What is asked -> Quote all of the data exactly as given. Skip every picture it contains.
┏━━
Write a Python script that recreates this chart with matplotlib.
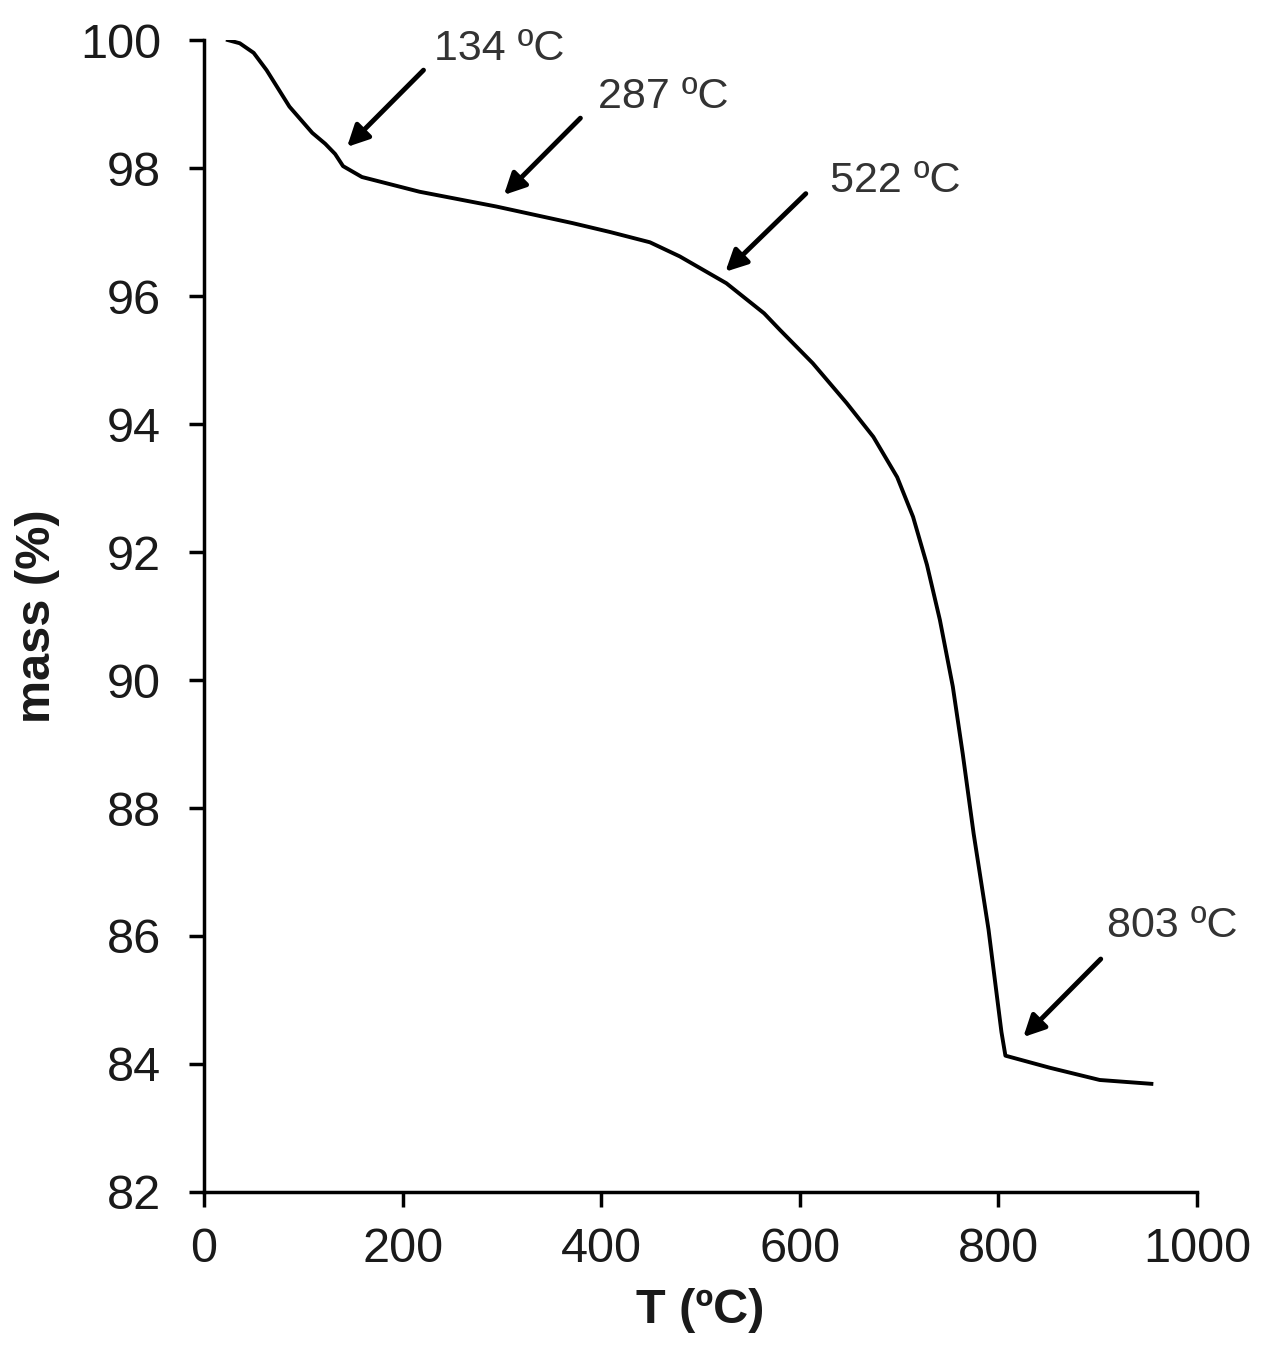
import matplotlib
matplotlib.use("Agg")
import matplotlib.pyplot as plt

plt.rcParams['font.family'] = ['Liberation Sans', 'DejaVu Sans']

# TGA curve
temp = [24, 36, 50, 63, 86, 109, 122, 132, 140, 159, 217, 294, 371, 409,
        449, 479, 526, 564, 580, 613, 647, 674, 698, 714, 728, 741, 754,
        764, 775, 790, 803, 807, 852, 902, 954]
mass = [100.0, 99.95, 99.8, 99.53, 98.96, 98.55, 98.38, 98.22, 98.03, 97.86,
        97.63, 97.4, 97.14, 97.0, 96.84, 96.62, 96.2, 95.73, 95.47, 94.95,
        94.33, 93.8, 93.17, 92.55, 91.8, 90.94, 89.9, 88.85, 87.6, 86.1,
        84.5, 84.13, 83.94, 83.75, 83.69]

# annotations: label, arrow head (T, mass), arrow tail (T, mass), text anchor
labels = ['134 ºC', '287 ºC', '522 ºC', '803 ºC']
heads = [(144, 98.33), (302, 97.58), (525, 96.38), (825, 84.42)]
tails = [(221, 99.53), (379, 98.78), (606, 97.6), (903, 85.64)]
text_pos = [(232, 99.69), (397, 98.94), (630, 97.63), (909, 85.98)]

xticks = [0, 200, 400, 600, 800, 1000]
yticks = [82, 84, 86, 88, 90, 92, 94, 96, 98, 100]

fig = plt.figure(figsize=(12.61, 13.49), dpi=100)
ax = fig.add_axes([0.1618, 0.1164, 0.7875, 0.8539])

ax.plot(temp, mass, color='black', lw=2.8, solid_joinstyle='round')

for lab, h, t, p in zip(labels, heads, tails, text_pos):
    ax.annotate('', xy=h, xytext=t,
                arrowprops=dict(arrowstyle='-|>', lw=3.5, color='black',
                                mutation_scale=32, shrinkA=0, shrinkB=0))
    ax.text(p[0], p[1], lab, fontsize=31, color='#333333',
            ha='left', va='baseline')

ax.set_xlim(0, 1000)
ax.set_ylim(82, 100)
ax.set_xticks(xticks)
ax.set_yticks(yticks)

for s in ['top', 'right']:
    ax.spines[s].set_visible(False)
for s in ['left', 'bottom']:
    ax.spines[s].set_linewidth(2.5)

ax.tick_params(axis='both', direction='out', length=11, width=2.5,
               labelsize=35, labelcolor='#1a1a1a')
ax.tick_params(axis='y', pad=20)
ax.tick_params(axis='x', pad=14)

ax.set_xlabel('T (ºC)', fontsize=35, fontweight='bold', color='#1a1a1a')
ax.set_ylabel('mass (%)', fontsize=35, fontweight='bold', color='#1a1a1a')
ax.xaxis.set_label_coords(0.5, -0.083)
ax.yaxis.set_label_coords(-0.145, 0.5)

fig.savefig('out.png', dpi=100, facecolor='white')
┗━━
Written solution ->
Write a Python script that recreates this chart with matplotlib.
import matplotlib
matplotlib.use("Agg")
import matplotlib.pyplot as plt

plt.rcParams['font.family'] = ['Liberation Sans', 'DejaVu Sans']

# TGA curve
temp = [24, 36, 50, 63, 86, 109, 122, 132, 140, 159, 217, 294, 371, 409,
        449, 479, 526, 564, 580, 613, 647, 674, 698, 714, 728, 741, 754,
        764, 775, 790, 803, 807, 852, 902, 954]
mass = [100.0, 99.95, 99.8, 99.53, 98.96, 98.55, 98.38, 98.22, 98.03, 97.86,
        97.63, 97.4, 97.14, 97.0, 96.84, 96.62, 96.2, 95.73, 95.47, 94.95,
        94.33, 93.8, 93.17, 92.55, 91.8, 90.94, 89.9, 88.85, 87.6, 86.1,
        84.5, 84.13, 83.94, 83.75, 83.69]

# annotations: label, arrow head (T, mass), arrow tail (T, mass), text anchor
labels = ['134 ºC', '287 ºC', '522 ºC', '803 ºC']
heads = [(144, 98.33), (302, 97.58), (525, 96.38), (825, 84.42)]
tails = [(221, 99.53), (379, 98.78), (606, 97.6), (903, 85.64)]
text_pos = [(232, 99.69), (397, 98.94), (630, 97.63), (909, 85.98)]

xticks = [0, 200, 400, 600, 800, 1000]
yticks = [82, 84, 86, 88, 90, 92, 94, 96, 98, 100]

fig = plt.figure(figsize=(12.61, 13.49), dpi=100)
ax = fig.add_axes([0.1618, 0.1164, 0.7875, 0.8539])

ax.plot(temp, mass, color='black', lw=2.8, solid_joinstyle='round')

for lab, h, t, p in zip(labels, heads, tails, text_pos):
    ax.annotate('', xy=h, xytext=t,
                arrowprops=dict(arrowstyle='-|>', lw=3.5, color='black',
                                mutation_scale=32, shrinkA=0, shrinkB=0))
    ax.text(p[0], p[1], lab, fontsize=31, color='#333333',
            ha='left', va='baseline')

ax.set_xlim(0, 1000)
ax.set_ylim(82, 100)
ax.set_xticks(xticks)
ax.set_yticks(yticks)

for s in ['top', 'right']:
    ax.spines[s].set_visible(False)
for s in ['left', 'bottom']:
    ax.spines[s].set_linewidth(2.5)

ax.tick_params(axis='both', direction='out', length=11, width=2.5,
               labelsize=35, labelcolor='#1a1a1a')
ax.tick_params(axis='y', pad=20)
ax.tick_params(axis='x', pad=14)

ax.set_xlabel('T (ºC)', fontsize=35, fontweight='bold', color='#1a1a1a')
ax.set_ylabel('mass (%)', fontsize=35, fontweight='bold', color='#1a1a1a')
ax.xaxis.set_label_coords(0.5, -0.083)
ax.yaxis.set_label_coords(-0.145, 0.5)

fig.savefig('out.png', dpi=100, facecolor='white')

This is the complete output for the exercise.